Yapıp ettiklerinin yanlış bir yatırım olduğunu; bu ülkenin, bu halkın böyle bir yatırımı (siz, kendini vakfetmeyi anlayın) hak etmediğini, en zor dönemlerde işkence altında, zindanlarda, sürgünlerde, korku dolu günlerde gecelerde, işten atılıp aç kaldıklarında veya profesyonel devrimcilik uğruna eğitimlerini yarıda kesip de mesleksiz, işsiz ortada kaldıklarında, sevgililerinden ayrılıp aileleri parçalandığında, çocuklarını yitirdiklerinde, kör kurşunlara hedef olduklarında, yoldaşlarınca arkadan hançerlendiklerinde veya “devrimin yüce çıkarları” uğruna kendileri de kendi yoldaşlarına, arkadaşlarına ihanet ettiklerinde hiç düşünmediler. Bu ülkeye yaptıları o büyük ve benzersiz yatırımı analarının ak sütü gibi helal ettiler...

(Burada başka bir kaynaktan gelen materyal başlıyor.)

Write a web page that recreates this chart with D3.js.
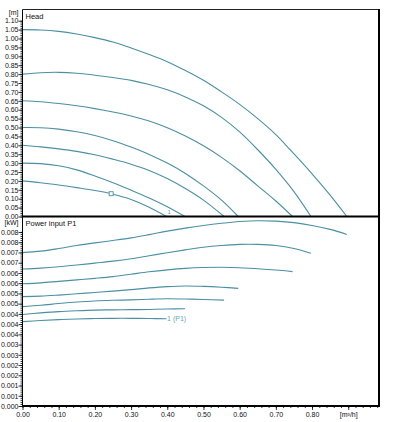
<!DOCTYPE html>
<html><head><meta charset="utf-8">
<script src="https://cdn.jsdelivr.net/npm/d3@7"></script>
<style>
html,body{margin:0;padding:0;background:#fff;}
svg{display:block;font-family:"Liberation Sans",Arial,sans-serif;}
</style></head>
<body>
<svg id="c" width="394" height="422"></svg>
<script>
// ---------- data ----------
const flowTicks = [0.0,0.1,0.2,0.3,0.4,0.5,0.6,0.7,0.8];
const flowUnit = "[m³/h]";
const headTicks = [0.00,0.05,0.10,0.15,0.20,0.25,0.30,0.35,0.40,0.45,0.50,0.55,0.60,0.65,0.70,0.75,0.80,0.85,0.90,0.95,1.00,1.05,1.10];
const powerTickValues = [0,0.000471,0.000941,0.001412,0.001882,0.002353,0.002824,0.003294,0.003765,0.004235,0.004706,0.005176,0.005647,0.006118,0.006588,0.007059,0.007529,0.008];
const powerTickLabels = ["0.000","0.001","0.001","0.002","0.002","0.003","0.003","0.004","0.004","0.004","0.005","0.005","0.006","0.006","0.007","0.007","0.008","0.008"];

// head curves (flow q, head h)
const headQ1 = [0,0.05,0.1,0.15,0.2,0.25,0.3,0.35,0.4,0.45,0.5,0.55,0.6,0.65,0.7,0.74,0.8,0.85,0.896];
const headH1 = [1.05,1.048,1.04,1.025,1.005,0.98,0.947,0.91,0.87,0.82,0.765,0.70,0.63,0.55,0.46,0.374,0.24,0.12,0];
const headQ2 = [0,0.05,0.1,0.15,0.2,0.25,0.3,0.35,0.4,0.45,0.5,0.55,0.6,0.65,0.7,0.75,0.797];
const headH2 = [0.80,0.808,0.81,0.805,0.794,0.781,0.765,0.742,0.712,0.672,0.622,0.557,0.475,0.375,0.265,0.14,0];
const headQ3 = [0,0.05,0.1,0.15,0.2,0.25,0.3,0.35,0.4,0.45,0.5,0.55,0.6,0.65,0.7,0.746];
const headH3 = [0.65,0.645,0.635,0.622,0.606,0.587,0.565,0.536,0.498,0.452,0.397,0.332,0.257,0.172,0.087,0];
const headQ4 = [0,0.05,0.1,0.15,0.2,0.25,0.3,0.35,0.4,0.45,0.5,0.55,0.596];
const headH4 = [0.50,0.499,0.491,0.476,0.455,0.426,0.39,0.349,0.30,0.242,0.172,0.092,0];
const headQ5 = [0,0.05,0.1,0.15,0.2,0.25,0.3,0.35,0.4,0.45,0.5,0.557];
const headH5 = [0.40,0.391,0.38,0.366,0.347,0.322,0.294,0.259,0.213,0.157,0.092,0];
const headQ6 = [0,0.05,0.1,0.15,0.2,0.25,0.3,0.35,0.4,0.449];
const headH6 = [0.30,0.297,0.285,0.262,0.228,0.19,0.148,0.104,0.055,0];
const headQ7 = [0,0.05,0.1,0.15,0.2,0.245,0.3,0.35,0.398];
const headH7 = [0.20,0.19,0.177,0.162,0.146,0.128,0.096,0.052,0];
const dutyPoint = {q:0.245, h:0.128};
const curveLabel = "1";

// power curves (flow q, power P1 in kW)
const powQ1 = [0,0.05,0.1,0.15,0.2,0.25,0.3,0.35,0.4,0.45,0.5,0.55,0.6,0.65,0.7,0.75,0.8,0.85,0.896];
const powP1 = [0.00705,0.00712,0.00724,0.00738,0.0075,0.00761,0.00773,0.00788,0.00804,0.00818,0.0083,0.0084,0.00848,0.00852,0.0085,0.00843,0.0083,0.00812,0.00789];
const powQ2 = [0,0.05,0.1,0.15,0.2,0.25,0.3,0.35,0.4,0.45,0.5,0.55,0.6,0.65,0.7,0.75,0.797];
const powP2 = [0.0063,0.00634,0.0064,0.00648,0.00657,0.00666,0.00677,0.00691,0.00705,0.00718,0.0073,0.00738,0.00743,0.00743,0.00738,0.00724,0.00702];
const powQ3 = [0,0.05,0.1,0.15,0.2,0.25,0.3,0.35,0.4,0.45,0.5,0.55,0.6,0.65,0.7,0.746];
const powP3 = [0.00562,0.00566,0.00573,0.0058,0.00587,0.00595,0.00606,0.00617,0.00626,0.00633,0.00637,0.00638,0.00636,0.00631,0.00625,0.00618];
const powQ4 = [0,0.05,0.1,0.15,0.2,0.25,0.3,0.35,0.4,0.45,0.5,0.55,0.596];
const powP4 = [0.00503,0.00505,0.0051,0.00516,0.00522,0.00528,0.00535,0.00543,0.00549,0.00552,0.0055,0.00546,0.00541];
const powQ5 = [0,0.05,0.1,0.15,0.2,0.25,0.3,0.35,0.4,0.45,0.5,0.557];
const powP5 = [0.00457,0.00463,0.00471,0.00478,0.00483,0.00486,0.00488,0.00491,0.00493,0.00492,0.0049,0.00487];
const powQ6 = [0,0.05,0.1,0.15,0.2,0.25,0.3,0.35,0.4,0.449];
const powP6 = [0.00421,0.00428,0.00434,0.00438,0.00441,0.00442,0.00443,0.00444,0.00446,0.00447];
const powQ7 = [0,0.05,0.1,0.15,0.2,0.25,0.3,0.35,0.398];
const powP7 = [0.00388,0.00393,0.00397,0.004,0.00402,0.00403,0.00403,0.00402,0.00401];
const powerLabel = "1 (P1)";

const headSeries = [[headQ1,headH1],[headQ2,headH2],[headQ3,headH3],[headQ4,headH4],[headQ5,headH5],[headQ6,headH6],[headQ7,headH7]];
const powerSeries = [[powQ1,powP1],[powQ2,powP2],[powQ3,powP3],[powQ4,powP4],[powQ5,powP5],[powQ6,powP6],[powQ7,powP7]];

// ---------- layout ----------
const L = 22.5, R = 379, T = 9.5, MID = 216.5, B = 406;
const lineColor = "#4a90a3";
const svg = d3.select("#c");

const x = d3.scaleLinear().domain([0, 0.985]).range([L, R]);
const yH = d3.scaleLinear().domain([0, 1.163]).range([MID, T]);
const yP = d3.scaleLinear().domain([0, 0.008713]).range([B, MID]);

// clip paths
const defs = svg.append("defs");
defs.append("clipPath").attr("id","ch").append("rect").attr("x",L).attr("y",T).attr("width",R-L).attr("height",MID-T+1);
defs.append("clipPath").attr("id","cp").append("rect").attr("x",L).attr("y",MID).attr("width",R-L).attr("height",B-MID);

// curves
const lineH = d3.line().x(d=>x(d[0])).y(d=>yH(d[1])).curve(d3.curveCatmullRom.alpha(0.5));
const lineP = d3.line().x(d=>x(d[0])).y(d=>yP(d[1])).curve(d3.curveCatmullRom.alpha(0.5));

const gH = svg.append("g").attr("clip-path","url(#ch)");
headSeries.forEach(([qs,hs])=>{
  gH.append("path").attr("d", lineH(qs.map((q,i)=>[q,hs[i]])))
    .attr("fill","none").attr("stroke",lineColor).attr("stroke-width",1.1);
});
const gP = svg.append("g").attr("clip-path","url(#cp)");
powerSeries.forEach(([qs,ps])=>{
  gP.append("path").attr("d", lineP(qs.map((q,i)=>[q,ps[i]])))
    .attr("fill","none").attr("stroke",lineColor).attr("stroke-width",1.1);
});

// duty point marker
svg.append("rect").attr("x",x(dutyPoint.q)-2).attr("y",yH(dutyPoint.h)-2)
  .attr("width",4).attr("height",4).attr("fill","#fff").attr("stroke",lineColor).attr("stroke-width",0.9);

// curve labels
svg.append("text").attr("x",x(headQ7[headQ7.length-1])+1).attr("y",MID-2.5)
  .attr("font-size",6).attr("fill","#6aa0ae").text(curveLabel);
svg.append("text").attr("x",x(powQ7[powQ7.length-1])+0.5).attr("y",yP(powP7[powP7.length-1])+2.5)
  .attr("font-size",7).attr("fill","#6aa6b5").text(powerLabel);

// frame
svg.append("line").attr("x1",L).attr("x2",R).attr("y1",T).attr("y2",T).attr("stroke","#222").attr("stroke-width",1);
svg.append("line").attr("x1",L).attr("x2",L).attr("y1",T).attr("y2",B).attr("stroke","#000").attr("stroke-width",1);
svg.append("line").attr("x1",R).attr("x2",R).attr("y1",T-0.5).attr("y2",B+1).attr("stroke","#000").attr("stroke-width",2);
svg.append("line").attr("x1",L).attr("x2",R).attr("y1",MID).attr("y2",MID).attr("stroke","#000").attr("stroke-width",2);
svg.append("line").attr("x1",L).attr("x2",R).attr("y1",B).attr("y2",B).attr("stroke","#000").attr("stroke-width",2);

// axes
const fs = 7;
function styleAxis(g){
  g.select(".domain").remove();
  g.selectAll("line").attr("stroke","#000").attr("stroke-width",0.8);
  g.selectAll("text").attr("font-size",fs).attr("fill","#111").attr("font-family","Liberation Sans, Arial, sans-serif");
}
// head axis minor ticks
const headMinor = d3.range(0, 111).map(i=>i/100);
svg.append("g").attr("transform",`translate(${L},0)`)
  .call(d3.axisLeft(yH).tickValues(headMinor).tickSize(2).tickFormat(""))
  .call(styleAxis);
svg.append("g").attr("transform",`translate(${L},0)`)
  .call(d3.axisLeft(yH).tickValues(headTicks).tickSize(4).tickPadding(0).tickFormat(d3.format(".2f")))
  .call(styleAxis);
// power axis
const pStep = powerTickValues[1];
const powMinor = d3.range(0, 86).map(i=>i*pStep/5);
svg.append("g").attr("transform",`translate(${L},0)`)
  .call(d3.axisLeft(yP).tickValues(powMinor).tickSize(2).tickFormat(""))
  .call(styleAxis);
svg.append("g").attr("transform",`translate(${L},0)`)
  .call(d3.axisLeft(yP).tickValues(powerTickValues).tickSize(4).tickPadding(0).tickFormat((d,i)=>powerTickLabels[i]))
  .call(styleAxis);
// x axis
const flowMinor = d3.range(0, 50).map(i=>i*0.02);
svg.append("g").attr("transform",`translate(0,${B})`)
  .call(d3.axisBottom(x).tickValues(flowMinor).tickSize(2).tickFormat(""))
  .call(styleAxis);
svg.append("g").attr("transform",`translate(0,${B})`)
  .call(d3.axisBottom(x).tickValues(flowTicks.concat([0.9])).tickSize(4).tickPadding(2)
    .tickFormat(d=> d>0.85 ? flowUnit : d3.format(".2f")(d)))
  .call(styleAxis);

// unit labels & titles
svg.append("text").attr("x",L-4).attr("y",14.5).attr("text-anchor","end").attr("font-size",fs).attr("fill","#111").text("[m]");
svg.append("text").attr("x",L-4).attr("y",225).attr("text-anchor","end").attr("font-size",fs).attr("fill","#111").text("[kW]");
svg.append("text").attr("x",L+3).attr("y",18.5).attr("font-size",7.5).attr("fill","#111").text("Head");
svg.append("text").attr("x",L+3).attr("y",226).attr("font-size",7.5).attr("fill","#111").text("Power input P1");
</script>
</body></html>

Kendimi de bir köşesinden, bir kıyısından içinde saydığım 68’liler ve 78’liler, bugünden, yani 21. yüzyılda dünyanın ve Türkiye’nin geldiği noktadan bugünkü kafalarımızla bakıldığında, evet; hatalar da yaptık. Hatta bence çok hata yaptık. Değerinden hiçbir şey yitirmemiş büyük ütopyamıza doğru yürürken, o ütopyanın özüne yabancı yol ve yöntemler kullandık, amaç aracı haklı kılar sandık. Yanıldık. Tarihin ve yaşamın gerçeklerinin tokadını biraz da bu yüzden yedik. Yenilginin acısını da yaşadık zaferlerin mutluluğunu da, ama hiçbir zaman “yanlış bir ülkeye mi yatırım yaptık?” sorusunu sormadık, çünkü yenilgilerimizin ezikliği, mücadelemizin yorgunluğu, hedefe yaklaşamamanın bezginliği umutsuzluğa dönüşmemişti.

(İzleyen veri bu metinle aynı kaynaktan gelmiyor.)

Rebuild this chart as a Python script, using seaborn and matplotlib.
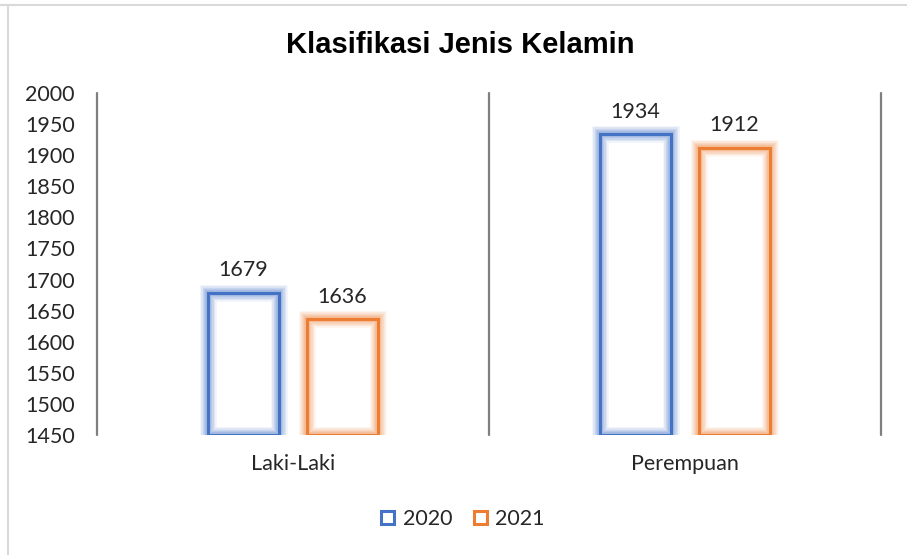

Ve bakın şimdi, bu soruyu soruyoruz. Biraz da kendimizden utanarak...
Bu noktaya nasıl geldik? Kafa karışıklığını, alternatifsizliği, umutsuzluğu nasıl damla damla biriktirdik? Bu satırların yazıldığı saatlerde, iktidar partisinin 12 Eylül darbe anayasasının değiştirilmesine yönelik tasarısı tartışılıyordu. Umutsuzluğuma bir damla daha ekledim, konuyu tartışan siyasal zevatı ekranlarda gördüğümde. Bu kadar önemli bir konuda fikir belirtecekleri, beğenmiyorlarsa değişiklik isteyecekleri, o değişikliklearin yapılması için çaba gösterecekleri yerde, peşinen ve hiç tartışmadan “Çay içer giderler”, veya “Bu meclis anayasa değiştiremez, görüşecek bir şey yok” deme sorumsuzluğundaki “Hayır’da hayır vardır” cephesi üyesi sözde muhalefet partilerinin anlı şanlı sözcülerini...TV ekranlarında boy göstertilen, hayatları gidip bayatları kalmışsa da 12 Eylül faşist mezalimini ateşli şekilde savunan, “Evren 90 yaşında, ah nasıl yargılanır, zaten vatan için yapmıştı herşeyi” diyenleri... İbretle ve umutsuzluğumu kabartarak izliyorum, hâlâ 80 yıl öncesinde kalmış vesayetçiliği, darbeciliği savunan; asker-sivil devlet oligarşisini halkın iradesinin üstünde sayan, siyaset yapmayı iktidara ulaşmak için demokrasiyi katletmek olarak kavrayan siyaset bezirgânlarını...
Bir umut lazım bize. Sarılacak, alternatif olacak bir güç. Bizi bu umutsuzluğa sevkedenlerin tümüne, “Yeter! Umudumuza saldırmayın. Çözümü çözümüzlükte arayan kendi miskin hesaplarınıza, kendi ufiuksuzluğunuza, köhnemişliğinize kurban etmeyin bu ülkenin ve hepimizin geleceğini!” diye haykıracak bir güç.
Eski bir filmde, nükleer bir savaşta tek bir canlı kalmamışçasına yok edilen dünyanın bir yerinde, “Hâlâ bir umut var kardeşim” yazılı bir pankart rüzgârda sallanıp durur. Biz de bir pankart asalım: “Bu ülke, bu halk, umuda bir yatırım yapsın, hâlâ umut var kardeşlerim” diye.
Ve o umudu; böyle cephelere bölünüp birbirimize düşmeden, üç maymun aymazlığıyla, elimize tutuşturulmuş tahta kılıçlar ve ezberletilmiş kof sloganlarla, yaratılmış düşmanlara karşı saldırıya geçmeden, “kim, neden söylüyor” yerine “söylenen doğru mu?” diye sorarak ve doğru gördüğümüzü destekleyerek yaratmaya, büyütmeye çalışalım.
Biliyorum: Bu yazı biraz soyut oldu, belki biraz da edebi. Okurlar takır tukur kuru siyaset istiyor bazen. Üzerlerinde tepinecekleri veya alkışlayacakları somut sözler, köşeli öneriler. İzin verin, bu defa böyle olsun. Sizler düşünün biraz, umudu nasıl inşa edebiliriz diye. Ben de daha somut şeyler söylemeye çalışırım ilerdeki yazılarda.